### WRITTEN PROBLEM
Retype the entries, please, from their first line to the line containing "ctx.letterSpacing = '0px';", exactly and only those lines, minus the pictures.

>> start INPUT ROWS

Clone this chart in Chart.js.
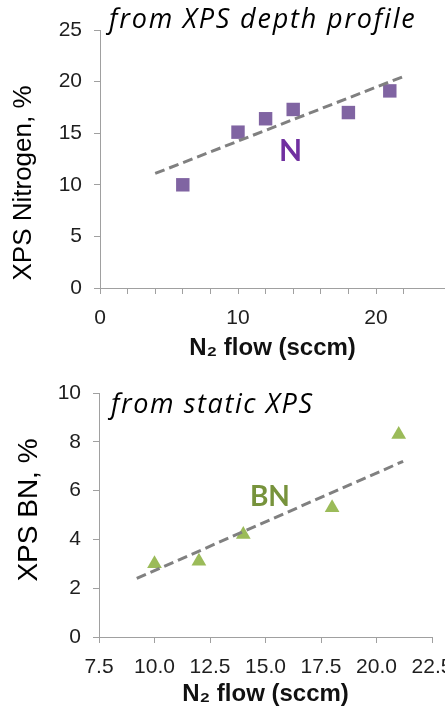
<!DOCTYPE html>
<html lang="en">
<head>
<meta charset="UTF-8">
<title>XPS nitrogen vs N2 flow</title>
<script src="https://cdn.jsdelivr.net/npm/chart.js"></script>
<style>
  html, body { margin: 0; padding: 0; background: #fff; overflow: hidden; }
  .box { position: absolute; left: 0; width: 445px; }
  #boxTop { top: 0; height: 360px; }
  #boxBot { top: 360px; height: 350px; }
</style>
</head>
<body>
<div class="box" id="boxTop"><canvas id="nitrogenChart"></canvas></div>
<div class="box" id="boxBot"><canvas id="bnChart"></canvas></div>
<script>
// top panel: XPS depth profile
const flowN = [6, 10, 12, 14, 18, 21];
const nitrogen = [10.0, 15.1, 16.4, 17.3, 17.0, 19.1];
const trendNx = [4, 22];
const trendNy = [11.1, 20.5];
const xLabelsTop = [0, 10, 20];
const yTicksTop = [0, 5, 10, 15, 20, 25];

// bottom panel: static XPS
const flowBN = [10, 12, 14, 18, 21];
const boronNitride = [3.0, 3.1, 4.2, 5.3, 8.3];
const trendBNx = [9.2, 21.2];
const trendBNy = [2.4, 7.2];
const xTicksBot = [7.5, 10, 12.5, 15, 17.5, 20, 22.5];
const yTicksBot = [0, 2, 4, 6, 8, 10];

const axisGray = '#a0a0a0';
const tickFont = { family: 'Liberation Sans, Arial, sans-serif', size: 21 };
const tickColor = '#1e1e1e';

const pts = (xs, ys) => xs.map((x, i) => ({ x: x, y: ys[i] }));

// captions, series tag and y title drawn on the canvas
const panelText = {
  id: 'panelText',
  afterDraw(chart, args, o) {
    const { ctx, chartArea, scales } = chart;
    ctx.save();
    ctx.fillStyle = '#000';
    ctx.font = o.captionFont;
    ctx.letterSpacing = o.captionSpacing;
    ctx.textAlign = 'left';
    ctx.textBaseline = 'alphabetic';
    ctx.fillText(o.caption, chartArea.left + o.captionDx, chartArea.top + o.captionDy);
    ctx.letterSpacing = '0px';

    ctx.fillStyle = o.tagColor;
    ctx.font = o.tagFont;
    ctx.textAlign = 'center';
    ctx.textBaseline = 'middle';
    ctx.fillText(o.tag, scales.x.getPixelForValue(o.tagAt[0]), scales.y.getPixelForValue(o.tagAt[1]));

    ctx.fillStyle = '#000';
    ctx.font = o.yTitleFont;
    ctx.translate(o.yTitleX, (chartArea.top + chartArea.bottom) / 2 + o.yTitleDy);
    ctx.rotate(-Math.PI / 2);
    ctx.fillText(o.yTitle, 0, 0);
    ctx.restore();
  }
};

function xScale(min, max, step, height, labelFn, titlePad) {
  return {
    type: 'linear', min: min, max: max,
    afterFit(s) { s.height = height; s.paddingLeft = 0; s.paddingRight = 0; },
    border: { color: axisGray, width: 1 },
    grid: { drawOnChartArea: false, drawTicks: true, tickLength: 6, color: axisGray },
    ticks: { stepSize: step, autoSkip: false, maxRotation: 0, font: tickFont, color: tickColor, padding: 12, callback: labelFn },
    title: {
      display: true, text: 'N\u2082 flow (sccm)', color: '#111',
      font: { family: 'Liberation Sans, Arial, sans-serif', size: 24, weight: 'bold', lineHeight: 1 },
      padding: { top: 0, bottom: titlePad }
    }
  };
}

function yScale(max, step, width, labelFn) {
  return {
    min: 0, max: max,
    afterFit(s) { s.width = width; s.paddingTop = 0; s.paddingBottom = 0; },
    border: { color: axisGray, width: 1 },
    grid: { drawOnChartArea: false, drawTicks: true, tickLength: 6, color: axisGray },
    ticks: { stepSize: step, font: tickFont, color: tickColor, padding: 12, callback: labelFn }
  };
}

new Chart(document.getElementById('nitrogenChart'), {
  type: 'scatter',
  data: {
    datasets: [
      { label: 'trend', data: pts(trendNx, trendNy), showLine: true, pointRadius: 0,
        borderColor: '#808080', borderWidth: 3, borderDash: [10, 5] },
      { label: 'N', data: pts(flowN, nitrogen), pointStyle: 'rect', pointRadius: 9.5,
        backgroundColor: '#8064A2', borderWidth: 0 }
    ]
  },
  options: {
    responsive: true, maintainAspectRatio: false, animation: false,
    layout: { autoPadding: false, padding: { top: 30, right: 0, left: 0, bottom: 0 } },
    scales: {
      x: xScale(0, 25, 2, 72, v => xLabelsTop.includes(v) ? String(v) : '', 0),
      y: yScale(25, 5, 100, v => yTicksTop.includes(v) ? String(v) : '')
    },
    plugins: {
      legend: { display: false }, tooltip: { enabled: false },
      panelText: {
        caption: 'from XPS depth profile', captionFont: 'italic 27px "Open Sans"', captionSpacing: '1.8px',
        captionDx: 9, captionDy: -2,
        tag: 'N', tagFont: 'bold 30px Lato', tagColor: '#7030A0', tagAt: [13.8, 13.25],
        yTitle: 'XPS Nitrogen, %', yTitleFont: '26px "Liberation Sans"', yTitleX: 24, yTitleDy: 24
      }
    }
  },
  plugins: [panelText]
});

new Chart(document.getElementById('bnChart'), {
  type: 'scatter',
  data: {
    datasets: [
      { label: 'trend', data: pts(trendBNx, trendBNy), showLine: true, pointRadius: 0,
        borderColor: '#808080', borderWidth: 3, borderDash: [10, 5] },
      { label: 'BN', data: pts(flowBN, boronNitride), pointStyle: 'triangle', pointRadius: 8.5,
        backgroundColor: '#9BBB59', borderWidth: 0 }
    ]
  },
  options: {
    responsive: true, maintainAspectRatio: false, animation: false,
    layout: { autoPadding: false, padding: { top: 33, right: 13, left: 0, bottom: 0 } },
    scales: {
      x: xScale(7.5, 22.5, 2.5, 73, v => xTicksBot.includes(v) ? v.toFixed(1) : '', 4),
      y: yScale(10, 2, 99, v => yTicksBot.includes(v) ? String(v) : '')
    },
    plugins: {
      legend: { display: false }, tooltip: { enabled: false },
      panelText: {
        caption: 'from static XPS', captionFont: 'italic 27px "Open Sans"', captionSpacing: '1.6px',
        captionDx: 12, captionDy: 20,
        tag: 'BN', tagFont: 'bold 28px Lato', tagColor: '#77933C', tagAt: [15.2, 5.74],
        yTitle: 'XPS BN, %', yTitleFont: '28px "Liberation Sans"', yTitleX: 29, yTitleDy: -5
      }
    }
  },
  plugins: [panelText]
});
</script>
</body>
</html>
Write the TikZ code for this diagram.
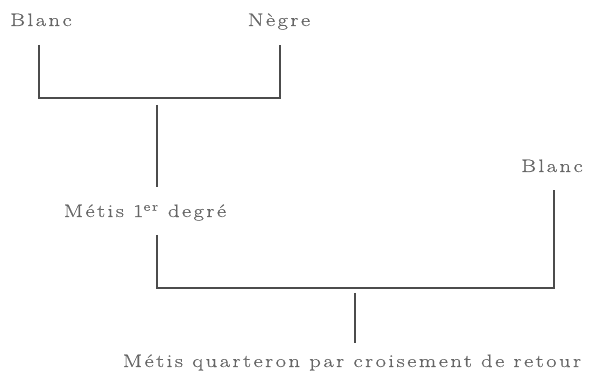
\documentclass[tikz,border=0pt]{standalone}
\usepackage{fontspec}
\newfontfamily\racefont{Latin Modern Roman}[LetterSpace=14,FakeStretch=1.25,FakeBold=0.6]
\usepackage{tikz}
\usetikzlibrary{positioning}

\begin{document}
\begin{tikzpicture}[
  x=1pt,y=1pt,
  race/.style={font=\fontsize{18}{20}\racefont,
    text=black!60,inner sep=0pt,anchor=base},
  bar/.style={line width=2.8pt,draw=black!70}
]
\useasboundingbox (0,0) rectangle (590,377);

% premier croisement
\node[race] (blancA) at (41,351) {Blanc};
\node[race] (negre) at (279,351) {Nègre};
\coordinate (unionA) at (157,279);
\draw[bar] ([yshift=-19pt]blancA.base-|39,0) |- (unionA) -| ([yshift=-19pt]negre.base-|280,0);

\node[race] (metisA) at (145,160) {Métis 1\textsuperscript{er} degré};
\draw[bar] ([yshift=-7pt]unionA) -- ([yshift=30pt]metisA.base-|unionA);

% croisement de retour
\node[race] (blancB) at (552,205) {Blanc};
\coordinate (unionB) at (355,89);
\draw[bar] ([yshift=-18pt]metisA.base-|unionA) |- (unionB) -| ([yshift=-18pt]blancB.base-|554,0);

\node[race] (metisB) at (352,10) {Métis quarteron par croisement de retour};
\draw[bar] ([yshift=-5pt]unionB) -- ([yshift=24pt]metisB.base-|unionB);
\end{tikzpicture}
\end{document}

>> end INPUT ROWS

### TASK RESULT
Clone this chart in Chart.js.
<!DOCTYPE html>
<html lang="en">
<head>
<meta charset="UTF-8">
<title>XPS nitrogen vs N2 flow</title>
<script src="https://cdn.jsdelivr.net/npm/chart.js"></script>
<style>
  html, body { margin: 0; padding: 0; background: #fff; overflow: hidden; }
  .box { position: absolute; left: 0; width: 445px; }
  #boxTop { top: 0; height: 360px; }
  #boxBot { top: 360px; height: 350px; }
</style>
</head>
<body>
<div class="box" id="boxTop"><canvas id="nitrogenChart"></canvas></div>
<div class="box" id="boxBot"><canvas id="bnChart"></canvas></div>
<script>
// top panel: XPS depth profile
const flowN = [6, 10, 12, 14, 18, 21];
const nitrogen = [10.0, 15.1, 16.4, 17.3, 17.0, 19.1];
const trendNx = [4, 22];
const trendNy = [11.1, 20.5];
const xLabelsTop = [0, 10, 20];
const yTicksTop = [0, 5, 10, 15, 20, 25];

// bottom panel: static XPS
const flowBN = [10, 12, 14, 18, 21];
const boronNitride = [3.0, 3.1, 4.2, 5.3, 8.3];
const trendBNx = [9.2, 21.2];
const trendBNy = [2.4, 7.2];
const xTicksBot = [7.5, 10, 12.5, 15, 17.5, 20, 22.5];
const yTicksBot = [0, 2, 4, 6, 8, 10];

const axisGray = '#a0a0a0';
const tickFont = { family: 'Liberation Sans, Arial, sans-serif', size: 21 };
const tickColor = '#1e1e1e';

const pts = (xs, ys) => xs.map((x, i) => ({ x: x, y: ys[i] }));

// captions, series tag and y title drawn on the canvas
const panelText = {
  id: 'panelText',
  afterDraw(chart, args, o) {
    const { ctx, chartArea, scales } = chart;
    ctx.save();
    ctx.fillStyle = '#000';
    ctx.font = o.captionFont;
    ctx.letterSpacing = o.captionSpacing;
    ctx.textAlign = 'left';
    ctx.textBaseline = 'alphabetic';
    ctx.fillText(o.caption, chartArea.left + o.captionDx, chartArea.top + o.captionDy);
    ctx.letterSpacing = '0px';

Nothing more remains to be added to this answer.